Despite all we have missed so far, we are going to miss far more in the weeks ahead. The big family get-together for my father’s 70th birthday, a rare and precious chance to get all our extended family in one place and have a really good catch-up. The school football tournament, the first year that my younger daughter could take part. Likewise the first year that she could gain a medal in the four-day walking event for schools, when the streets are lined with family and friends cheering the walkers on, marching bands play cheery music and the mayor shakes the participants’ hands. The whole programme of festivities for the 75th jubilee of our local scouting troop and the 100th jubilee of Dutch cub scouts in general. My younger daughter’s final swimming exam, which we’d promised to celebrate with a family trip to an indoor swimming ‘paradise’. And, on the horizon, not yet definitely scrapped but very much at risk: the summer holidays. The class trips and picnics to close the school year, family day trips and our big holiday to the US and Canada, three weeks packed with dramatic scenery, adventurous walks and belt-busting meals, which I now deeply regret insisting we book in plenty of time.

All of these experiences lost, and still we are incredibly lucky, compared to new fathers missing time with their babiesweddings being ruined, family members missing funerals and, worst of all, those who will not see the other side of lockdown.

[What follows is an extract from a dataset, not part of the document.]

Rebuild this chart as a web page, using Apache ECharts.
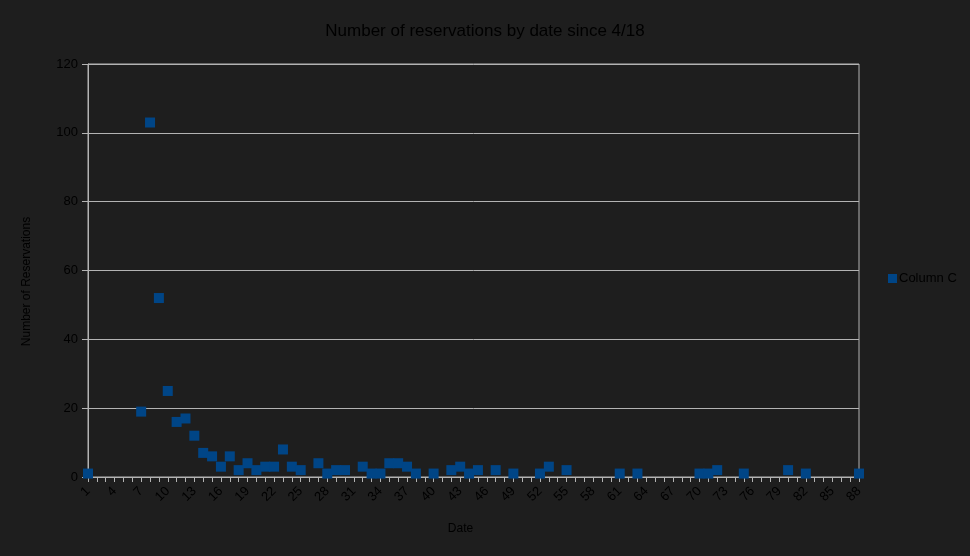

“Lost, yesterday, somewhere between sunrise and sunset, two golden hours, each set with sixty diamond minutes. No reward is offered for they are gone forever.”

Horace Mann

The corona lockdown has already stolen months of our precious time. It is a common saying that time is money, as if it is a tradeable commodity. But, unlike money, time can’t be repaid later. It is impossible to separate from the fabric of our existence. Every minute we lose, is a minute of our lives. We lose all those experiences that would have been the substance of our present and the memories of our future. It reminds me of a passage in one of my favourite books, that describes the grief of a character who lost her lover to another woman:

“She will never get any of those days back, including the ones she should have had but didn’t, days with Billy in them… It’s as if Zenia has crept into her house when she wasn’t there and torn the photos out of her photo album, the photo album she doesn’t possess except inside her head. In one single snatch and grab, Zenia stole both her future and her past”

Margaret Atwood, ‘The Robber Bride’

This sense of loss, of being robbed of part of my life, is how I feel right now.

Yet it is only half the picture. Because, while everything we planned has evaporated in smoke, we haven’t ceased to live. We have, in fact, still acquired a whole pile of photos for this year’s album – just totally different to the ones we expected. Documentation of the strange changes to the world around us, the warning signs hanging up everywhere, the distance markings on the floors, the shortages in the shops. Photos of our daughters skipping along on their bear hunt, pads and pencils in hand to keep count, and of the bears they spotted, small, large, cute, grumpy, each one a testimony to kind people reaching out to comfort others in some small way. Homeschooling, from science experiments that went wrong to teaching my daughters Scrabble. Screengrabs of zoom meetings with family, no substitute for seeing each other in person, yet we have spoken far more frequently than we ever would normally. Images of savouring delicious restaurant meals at our own dining table, the girls tucked up in bed, a quiet moment of peace for my partner and I. Scans of the artwork our children made to express their feelings, from drawings of corona monsters to an evocative painting of footsteps through a dark tunnel, entitled ‘Stepping out of corona together’ by my six-year-old. Before and after photos of the whole family after we could finally go to the hairdressers again to be shorn of our shaggy locks. Snapshots of our girls standing with joyful faces by the welcome banners when their school reopened, and bouncing up the sandy track in the woods to their first post-corona scout meeting.

These aren’t the photos, or the experiences, we would have chosen for this year. All the same, we have plenty to look back on, and while the memories aren’t entirely sweet, they aren’t entirely bitter either. I can see us now, many years in the future, sitting on our sofa looking through the album, and exclaiming at how strange and special 2020 was. I sincerely hope that we will also be able to say, as we close the album, ‘We never had a year like that before, and we’ve never had one like it since’. And that we will then return the album to its place in the cupboard, slotted in between albums full of more conventional happy memories.